* Exercise brief: Output every line exactly as written. Leave out pictures.

* Source material:

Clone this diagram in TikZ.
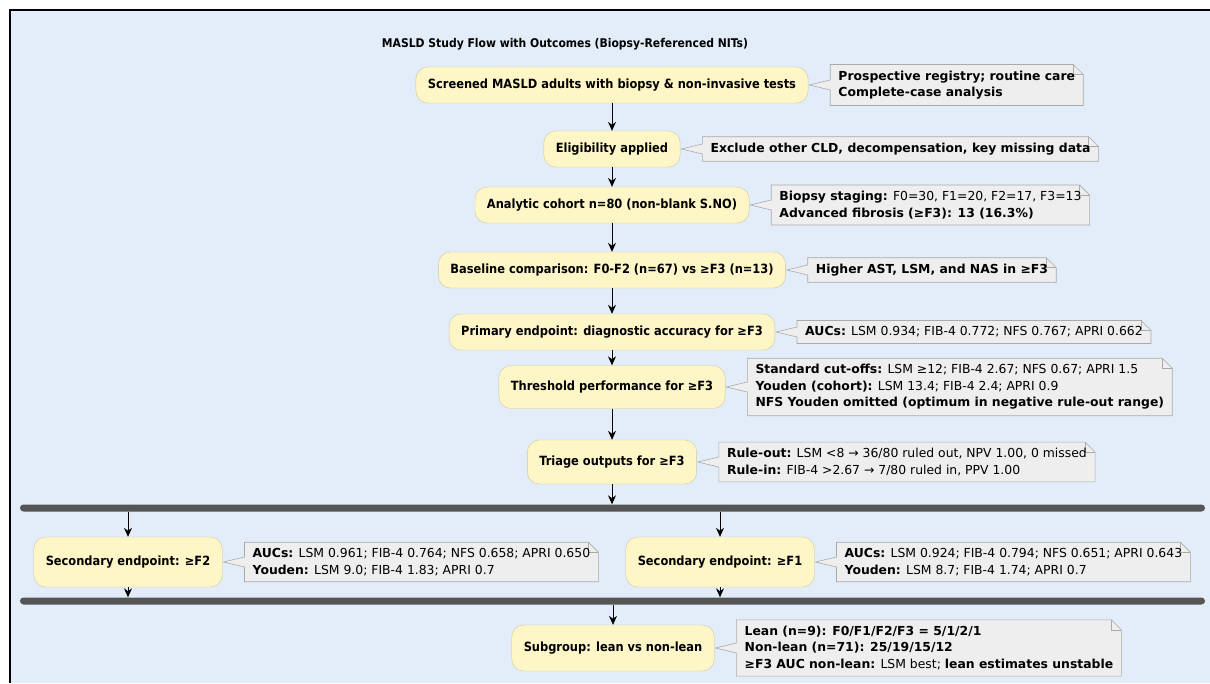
\documentclass[tikz,border=0pt]{standalone}
\usepackage{fontspec}
\setmainfont{DejaVu Sans Condensed}
\newfontfamily\notefamily{DejaVu Sans}
\usetikzlibrary{arrows.meta,positioning}

\definecolor{bgblue}{HTML}{E3EDF9}
\definecolor{boxfill}{HTML}{FEF6C6}
\definecolor{boxline}{HTML}{CFC7A0}
\definecolor{notefill}{HTML}{EEEEEE}
\definecolor{noteline}{HTML}{AAAAAA}
\definecolor{barcolor}{HTML}{555555}

\newcommand{\diagfont}{\fontsize{12}{16}\selectfont}
\newcommand{\boxfont}{\fontsize{12.7}{16}\selectfont\bfseries}
\newcommand{\notefont}{\notefamily\fontsize{12.4}{16.5}\selectfont}

\pgfdeclarelayer{back}
\pgfdeclarelayer{background}
\pgfsetlayers{back,background,main}

% paper outline with folded corner and pointer to the activity
\newcommand{\notepaper}[2]{%
  \begin{pgfonlayer}{background}
    \filldraw[notepaper] (#1.north west) -- ([xshift=-10pt]#1.north east)
      -- ([yshift=-10pt]#1.north east) -- (#1.south east) -- (#1.south west)
      -- ([yshift=-5pt]#1.west) -- ([xshift=1pt]#2.east) -- ([yshift=5pt]#1.west) -- cycle;
    \draw[notepaper, fill=none] ([xshift=-10pt]#1.north east) |- ([yshift=-10pt]#1.north east);
  \end{pgfonlayer}}

\tikzset{
  actbox/.style={draw=boxline, fill=boxfill, rounded corners=12pt, font=\boxfont,
    inner xsep=12pt, minimum height=36pt},
  notetext/.style={align=left, inner xsep=8pt, inner ysep=6pt, font=\notefont},
  notepaper/.style={draw=noteline, fill=notefill, line width=0.6pt},
  syncbar/.style={fill=barcolor, rounded corners=3.5pt, minimum height=7pt,
    minimum width=1185pt, inner sep=0pt},
  flow/.style={-{Stealth[length=9pt,width=8pt,inset=3pt]}, line width=0.8pt},
}

\begin{document}
\begin{tikzpicture}[x=1pt, y=-1pt, node distance=22pt]
  \useasboundingbox (0,0) rectangle (1210,683);
  \begin{pgfonlayer}{back}
    \fill[bgblue] (10,10) rectangle (1210,683);
    \draw[line width=1.5pt] (10,683) -- (10,10) -- (1210,10);
  \end{pgfonlayer}

  \node[font=\diagfont\bfseries] (title) at (565,44) {MASLD Study Flow with Outcomes (Biopsy-Referenced NITs)};

  % main flow
  \node[actbox] (screen)  at (612,85)  {Screened MASLD adults with biopsy \& non-invasive tests};
  \node[actbox] (elig)    at (612,149) {Eligibility applied};
  \node[actbox] (cohort)  at (612,205) {Analytic cohort n=80 (non-blank S.NO)};
  \node[actbox] (base)    at (612,270) {Baseline comparison: F0-F2 (n=67) vs ≥F3 (n=13)};
  \node[actbox] (primary) at (612,332) {Primary endpoint: diagnostic accuracy for ≥F3};
  \node[actbox, minimum height=43pt] (thresh) at (612,387) {Threshold performance for ≥F3};
  \node[actbox, minimum height=44pt] (triage) at (612,462) {Triage outputs for ≥F3};
  \node[syncbar] (fork) at (612.5,508) {};
  \node[actbox, minimum height=50pt] (secf2) at (128,562) {Secondary endpoint: ≥F2};
  \node[actbox, minimum height=50pt] (secf1) at (720,562) {Secondary endpoint: ≥F1};
  \node[syncbar] (join) at (612.5,601) {};
  \node[actbox, minimum height=46pt] (lean) at (613,648) {Subgroup: lean vs non-lean};

  % notes
  \node[notetext, font=\notefont\bfseries, right=of screen] (n-screen)
    {Prospective registry; routine care\\Complete-case analysis};
  \node[notetext, font=\notefont\bfseries, right=of elig] (n-elig)
    {Exclude other CLD, decompensation, key missing data};
  \node[notetext, right=of cohort] (n-cohort)
    {\textbf{Biopsy staging:} F0=30, F1=20, F2=17, F3=13\\\textbf{Advanced fibrosis (≥F3): 13 (16.3\%)}};
  \node[notetext, font=\notefont\bfseries, right=of base] (n-base)
    {Higher AST, LSM, and NAS in ≥F3};
  \node[notetext, right=of primary] (n-primary)
    {\textbf{AUCs:} LSM 0.934; FIB-4 0.772; NFS 0.767; APRI 0.662};
  \node[notetext, right=of thresh] (n-thresh)
    {\textbf{Standard cut-offs:} LSM ≥12; FIB-4 2.67; NFS 0.67; APRI 1.5\\
     \textbf{Youden (cohort):} LSM 13.4; FIB-4 2.4; APRI 0.9\\
     \textbf{NFS Youden omitted (optimum in negative rule-out range)}};
  \node[notetext, right=of triage] (n-triage)
    {\textbf{Rule-out:} LSM <8 → 36/80 ruled out, NPV 1.00, 0 missed\\
     \textbf{Rule-in:} FIB-4 >2.67 → 7/80 ruled in, PPV 1.00};
  \node[notetext, right=of secf2] (n-secf2)
    {\textbf{AUCs:} LSM 0.961; FIB-4 0.764; NFS 0.658; APRI 0.650\\
     \textbf{Youden:} LSM 9.0; FIB-4 1.83; APRI 0.7};
  \node[notetext, right=of secf1] (n-secf1)
    {\textbf{AUCs:} LSM 0.924; FIB-4 0.794; NFS 0.651; APRI 0.643\\
     \textbf{Youden:} LSM 8.7; FIB-4 1.74; APRI 0.7};
  \node[notetext, right=of lean] (n-lean)
    {\textbf{Lean (n=9): F0/F1/F2/F3 = 5/1/2/1}\\
     \textbf{Non-lean (n=71): 25/19/15/12}\\
     \textbf{≥F3 AUC non-lean:} LSM best; \textbf{lean estimates unstable}};

  \notepaper{n-screen}{screen}
  \notepaper{n-elig}{elig}
  \notepaper{n-cohort}{cohort}
  \notepaper{n-base}{base}
  \notepaper{n-primary}{primary}
  \notepaper{n-thresh}{thresh}
  \notepaper{n-triage}{triage}
  \notepaper{n-secf2}{secf2}
  \notepaper{n-secf1}{secf1}
  \notepaper{n-lean}{lean}

  % connectors
  \draw[flow] (screen) -- (elig);
  \draw[flow] (elig) -- (cohort);
  \draw[flow] (cohort) -- (base);
  \draw[flow] (base) -- (primary);
  \draw[flow] (primary) -- (thresh);
  \draw[flow] (thresh) -- (triage);
  \draw[flow] (triage) -- (triage.south |- fork.north);
  \draw[flow] (fork.south -| secf2) -- (secf2);
  \draw[flow] (fork.south -| secf1) -- (secf1);
  \draw[flow] (secf2) -- (secf2 |- join.north);
  \draw[flow] (secf1) -- (secf1 |- join.north);
  \draw[flow] (join.south -| lean) -- (lean);
\end{tikzpicture}
\end{document}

* Problem solution:
Clone this diagram in TikZ.
\documentclass[tikz,border=0pt]{standalone}
\usepackage{fontspec}
\setmainfont{DejaVu Sans Condensed}
\newfontfamily\notefamily{DejaVu Sans}
\usetikzlibrary{arrows.meta,positioning}

\definecolor{bgblue}{HTML}{E3EDF9}
\definecolor{boxfill}{HTML}{FEF6C6}
\definecolor{boxline}{HTML}{CFC7A0}
\definecolor{notefill}{HTML}{EEEEEE}
\definecolor{noteline}{HTML}{AAAAAA}
\definecolor{barcolor}{HTML}{555555}

\newcommand{\diagfont}{\fontsize{12}{16}\selectfont}
\newcommand{\boxfont}{\fontsize{12.7}{16}\selectfont\bfseries}
\newcommand{\notefont}{\notefamily\fontsize{12.4}{16.5}\selectfont}

\pgfdeclarelayer{back}
\pgfdeclarelayer{background}
\pgfsetlayers{back,background,main}

% paper outline with folded corner and pointer to the activity
\newcommand{\notepaper}[2]{%
  \begin{pgfonlayer}{background}
    \filldraw[notepaper] (#1.north west) -- ([xshift=-10pt]#1.north east)
      -- ([yshift=-10pt]#1.north east) -- (#1.south east) -- (#1.south west)
      -- ([yshift=-5pt]#1.west) -- ([xshift=1pt]#2.east) -- ([yshift=5pt]#1.west) -- cycle;
    \draw[notepaper, fill=none] ([xshift=-10pt]#1.north east) |- ([yshift=-10pt]#1.north east);
  \end{pgfonlayer}}

\tikzset{
  actbox/.style={draw=boxline, fill=boxfill, rounded corners=12pt, font=\boxfont,
    inner xsep=12pt, minimum height=36pt},
  notetext/.style={align=left, inner xsep=8pt, inner ysep=6pt, font=\notefont},
  notepaper/.style={draw=noteline, fill=notefill, line width=0.6pt},
  syncbar/.style={fill=barcolor, rounded corners=3.5pt, minimum height=7pt,
    minimum width=1185pt, inner sep=0pt},
  flow/.style={-{Stealth[length=9pt,width=8pt,inset=3pt]}, line width=0.8pt},
}

\begin{document}
\begin{tikzpicture}[x=1pt, y=-1pt, node distance=22pt]
  \useasboundingbox (0,0) rectangle (1210,683);
  \begin{pgfonlayer}{back}
    \fill[bgblue] (10,10) rectangle (1210,683);
    \draw[line width=1.5pt] (10,683) -- (10,10) -- (1210,10);
  \end{pgfonlayer}

  \node[font=\diagfont\bfseries] (title) at (565,44) {MASLD Study Flow with Outcomes (Biopsy-Referenced NITs)};

  % main flow
  \node[actbox] (screen)  at (612,85)  {Screened MASLD adults with biopsy \& non-invasive tests};
  \node[actbox] (elig)    at (612,149) {Eligibility applied};
  \node[actbox] (cohort)  at (612,205) {Analytic cohort n=80 (non-blank S.NO)};
  \node[actbox] (base)    at (612,270) {Baseline comparison: F0-F2 (n=67) vs ≥F3 (n=13)};
  \node[actbox] (primary) at (612,332) {Primary endpoint: diagnostic accuracy for ≥F3};
  \node[actbox, minimum height=43pt] (thresh) at (612,387) {Threshold performance for ≥F3};
  \node[actbox, minimum height=44pt] (triage) at (612,462) {Triage outputs for ≥F3};
  \node[syncbar] (fork) at (612.5,508) {};
  \node[actbox, minimum height=50pt] (secf2) at (128,562) {Secondary endpoint: ≥F2};
  \node[actbox, minimum height=50pt] (secf1) at (720,562) {Secondary endpoint: ≥F1};
  \node[syncbar] (join) at (612.5,601) {};
  \node[actbox, minimum height=46pt] (lean) at (613,648) {Subgroup: lean vs non-lean};

  % notes
  \node[notetext, font=\notefont\bfseries, right=of screen] (n-screen)
    {Prospective registry; routine care\\Complete-case analysis};
  \node[notetext, font=\notefont\bfseries, right=of elig] (n-elig)
    {Exclude other CLD, decompensation, key missing data};
  \node[notetext, right=of cohort] (n-cohort)
    {\textbf{Biopsy staging:} F0=30, F1=20, F2=17, F3=13\\\textbf{Advanced fibrosis (≥F3): 13 (16.3\%)}};
  \node[notetext, font=\notefont\bfseries, right=of base] (n-base)
    {Higher AST, LSM, and NAS in ≥F3};
  \node[notetext, right=of primary] (n-primary)
    {\textbf{AUCs:} LSM 0.934; FIB-4 0.772; NFS 0.767; APRI 0.662};
  \node[notetext, right=of thresh] (n-thresh)
    {\textbf{Standard cut-offs:} LSM ≥12; FIB-4 2.67; NFS 0.67; APRI 1.5\\
     \textbf{Youden (cohort):} LSM 13.4; FIB-4 2.4; APRI 0.9\\
     \textbf{NFS Youden omitted (optimum in negative rule-out range)}};
  \node[notetext, right=of triage] (n-triage)
    {\textbf{Rule-out:} LSM <8 → 36/80 ruled out, NPV 1.00, 0 missed\\
     \textbf{Rule-in:} FIB-4 >2.67 → 7/80 ruled in, PPV 1.00};
  \node[notetext, right=of secf2] (n-secf2)
    {\textbf{AUCs:} LSM 0.961; FIB-4 0.764; NFS 0.658; APRI 0.650\\
     \textbf{Youden:} LSM 9.0; FIB-4 1.83; APRI 0.7};
  \node[notetext, right=of secf1] (n-secf1)
    {\textbf{AUCs:} LSM 0.924; FIB-4 0.794; NFS 0.651; APRI 0.643\\
     \textbf{Youden:} LSM 8.7; FIB-4 1.74; APRI 0.7};
  \node[notetext, right=of lean] (n-lean)
    {\textbf{Lean (n=9): F0/F1/F2/F3 = 5/1/2/1}\\
     \textbf{Non-lean (n=71): 25/19/15/12}\\
     \textbf{≥F3 AUC non-lean:} LSM best; \textbf{lean estimates unstable}};

  \notepaper{n-screen}{screen}
  \notepaper{n-elig}{elig}
  \notepaper{n-cohort}{cohort}
  \notepaper{n-base}{base}
  \notepaper{n-primary}{primary}
  \notepaper{n-thresh}{thresh}
  \notepaper{n-triage}{triage}
  \notepaper{n-secf2}{secf2}
  \notepaper{n-secf1}{secf1}
  \notepaper{n-lean}{lean}

  % connectors
  \draw[flow] (screen) -- (elig);
  \draw[flow] (elig) -- (cohort);
  \draw[flow] (cohort) -- (base);
  \draw[flow] (base) -- (primary);
  \draw[flow] (primary) -- (thresh);
  \draw[flow] (thresh) -- (triage);
  \draw[flow] (triage) -- (triage.south |- fork.north);
  \draw[flow] (fork.south -| secf2) -- (secf2);
  \draw[flow] (fork.south -| secf1) -- (secf1);
  \draw[flow] (secf2) -- (secf2 |- join.north);
  \draw[flow] (secf1) -- (secf1 |- join.north);
  \draw[flow] (join.south -| lean) -- (lean);
\end{tikzpicture}
\end{document}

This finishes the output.